Basically he builds the family of sets not intersecting $a$ in the following way: he considers the arrow $$A\times1\rightarrow 1\stackrel{i_0}{\rightarrow}2$$
Where $i_0:1\rightarrow2$ is chosen to represent "false" and $i_1:1\rightarrow2$ represents "true". Then by exponential adjuction he gets an arrow $j_0:1\rightarrow 2^A$, that is an element $j_0\in 2^A$, and defines $\mu:\mathcal{A}\rightarrow2^X$ as the equalizer of the arrows $2^a:2^X\rightarrow 2^A$ and $2^X\rightarrow1\stackrel{j_0}{\rightarrow}2^A$; we can see this arrow $\mu$ as representing the family of subsets of $X$ which do not intersect $A$. He then builds the union of this family (which can be done by Theorem 4) and shows that indeed $A+A'\cong X$.

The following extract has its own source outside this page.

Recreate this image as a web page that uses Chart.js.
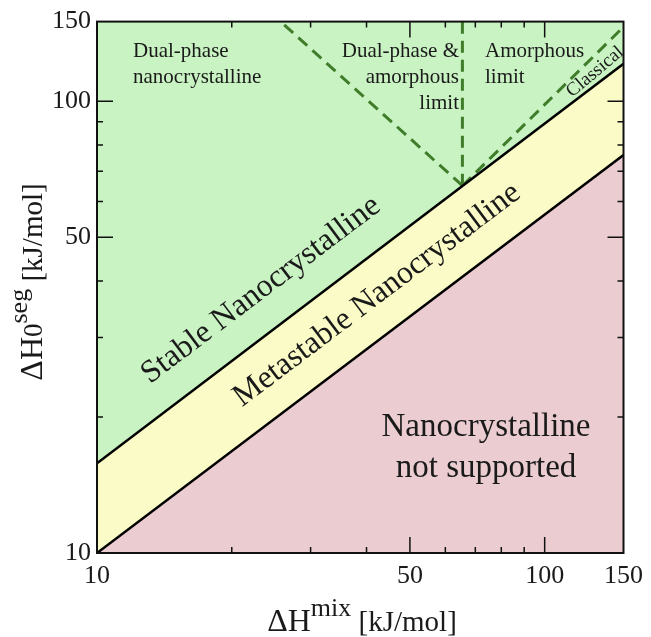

We know that each one of these subsets given by is "special", meaning it has a characteristic function. But how can we derive that $A$ also has a characteristic function?
EDIT: I guess it is sufficient to consider the arrows $$A\rightarrow1\stackrel{i_1}{\rightarrow}2$$ and $$A'\rightarrow1\stackrel{i_0}{\rightarrow}2$$ One gets a unique arrow $$A+A'\cong X\stackrel{\phi}{\rightarrow}2$$ And $\forall x\in X$, then $x\in A \Rightarrow \phi(x)=i_1$ and $x\notin A\Leftrightarrow x\in A' \Rightarrow \phi(x)=i_0$. But then $$\forall x\in X,\ x\in A\iff \phi(x)=i_1$$ which is exactly the definition of a characteristic function for $A$.